The subsequent inquiry revealed that a rubber seal on one of the boosters had been too cold to work properly. Nasa officials had been warned of the problem by engineers, but had decided to go ahead anyway - because of its insistence of meeting its dream of "routine" spaceflight. Four years later, another space shuttle carried the billion-dollar Hubble Space Telescope into orbit. Within days, another appalling blunder had revealed itself: engineers discovered that the telescope's light-gathering mirror was faulty. 

The subsequent inquiry showed that an error had been made by the makers of the mirror, but it had not been spotted because Nasa had dispensed with extra tests - to save money. It took another half-a-billion-dollar Space Shuttle mission to rectify the blunder. Bizarrely, cost-cutting became official policy at Nasa shortly afterwards, following its adoption of "Better, Faster, Cheaper" as its corporate mission-statement. But the loss of an earth-observing satellite in 1997, the near-loss of a sun-watching satellite last year, and the metric-to-imperial debacle of the Mars Climate Orbiter in September, suggests that Nasa may be achieving the last of these goals, but at the cost of the first. 

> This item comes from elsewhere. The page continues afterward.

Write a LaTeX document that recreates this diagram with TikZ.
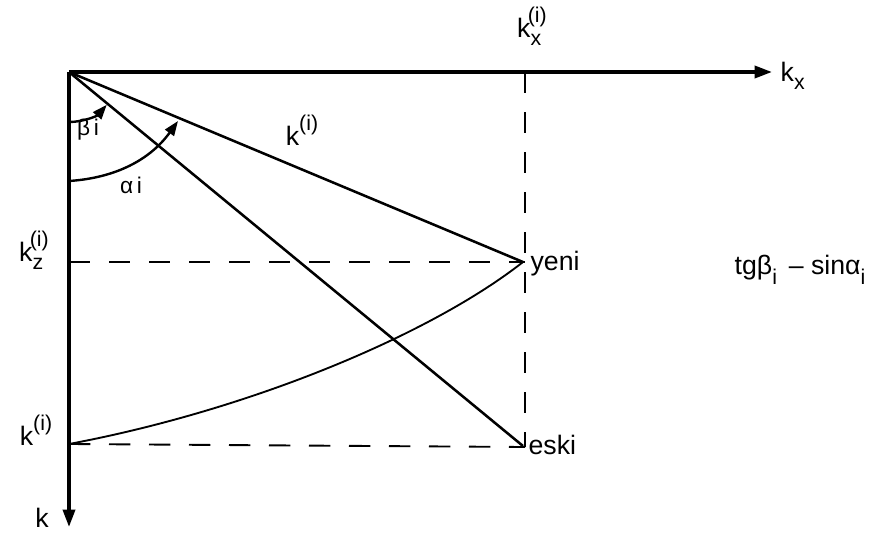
\documentclass[tikz,border=0pt]{standalone}
\usepackage{fontspec}
\setmainfont{Liberation Sans}
\usetikzlibrary{arrows.meta,calc}
\newcommand{\scr}[1]{{\fontsize{16}{16}\selectfont #1}}
\newcommand{\subsup}[3]{#1\raisebox{-6pt}{\scr{#2}}\hspace{-0.5em}\raisebox{11pt}{\scr{#3}}}
\begin{document}
\begin{tikzpicture}[x=0.75pt,y=-0.75pt,
  axis/.style={line width=2.6pt},
  ray/.style={line width=1.9pt},
  dsh/.style={line width=1.4pt, dash pattern=on 16pt off 14pt},
  lbl/.style={font=\fontsize{20}{22}\selectfont, inner sep=1pt},
  tip/.style={-{Triangle[length=13pt,width=9pt]}},
  atip/.style={line width=1.8pt,-{Triangle[length=11pt,width=8pt]}}]
\useasboundingbox (0,0) rectangle (889,532);
\coordinate (O) at (69,72);
\coordinate (X) at (772,72);
\coordinate (K) at (69,527);
\coordinate (T) at (525,72);
\coordinate (Y) at (523,262);
\coordinate (E) at (523,446);
\coordinate (KZ) at (69,262);
\coordinate (KI) at (69,444);
\coordinate (YD) at (525,262);
\coordinate (ED) at (525,447);
\coordinate (B0) at (69,122);
\coordinate (A0) at (69,181);
\coordinate (A1) at (178,121);
% axes
\draw[axis,tip] (O) -- (X);
\draw[axis,tip] (O) -- (K);
% dashed
\draw[dsh] (T) -- (ED);
\draw[dsh] (KZ) -- (YD);
\draw[dsh] (KI) -- (ED);
% rays
\draw[ray] (O) -- (Y);
\draw[ray] (O) -- (E);
% curve
\draw[line width=1.4pt] (KI) .. controls (250,410) and (430,335) .. (Y);
% angle arcs
\draw[atip] (B0) arc[start angle=90,end angle=41,radius=50];
\draw[atip] (A0) .. controls (115,178) and (150,160) .. (A1);
% labels
\node[lbl] (b) at (88,130) {\fontsize{17}{17}\selectfont β\,i};
\node[lbl] (a) at (131,185) {\fontsize{17}{17}\selectfont α\,i};
\node[lbl] (kl) at (302,130) {k\raisebox{11pt}{\scr{(i)}}};
\node[lbl] (kz) at (34,250) {\subsup{k}{z}{(i)}};
\node[lbl] (ki) at (36,430) {k\raisebox{11pt}{\scr{(i)}}};
\node[lbl] (kx) at (532,26) {\subsup{k}{x}{(i)}};
\node[lbl] (kxa) at (786,76) {\subsup{k}{x}{}};
\node[lbl] (kk) at (42,518) {k};
\node[lbl,anchor=west] (yeni) at (529,264) {yeni};
\node[lbl,anchor=west] (eski) at (527,445) {eski};
\node[lbl] (f) at (800,270) {tgβ\raisebox{-8pt}{\scr{i}}\ \,–\ sinα\raisebox{-8pt}{\scr{i}}};
\end{tikzpicture}
\end{document}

That conclusion will be unavoidable if Nasa's engineers fail to make contact with its latest Mars mission. It may also prove the final straw for US taxpayers, who have seen more than a few missions vanish without trace in the cold wastes of space. For the awful truth is that they get precious little reward - other than a few natty photographs - even when these missions succeed. But when they fail, all that is left is a heap of metal on a distant planet, and a sense of an ailing organisation whose glory days are long gone.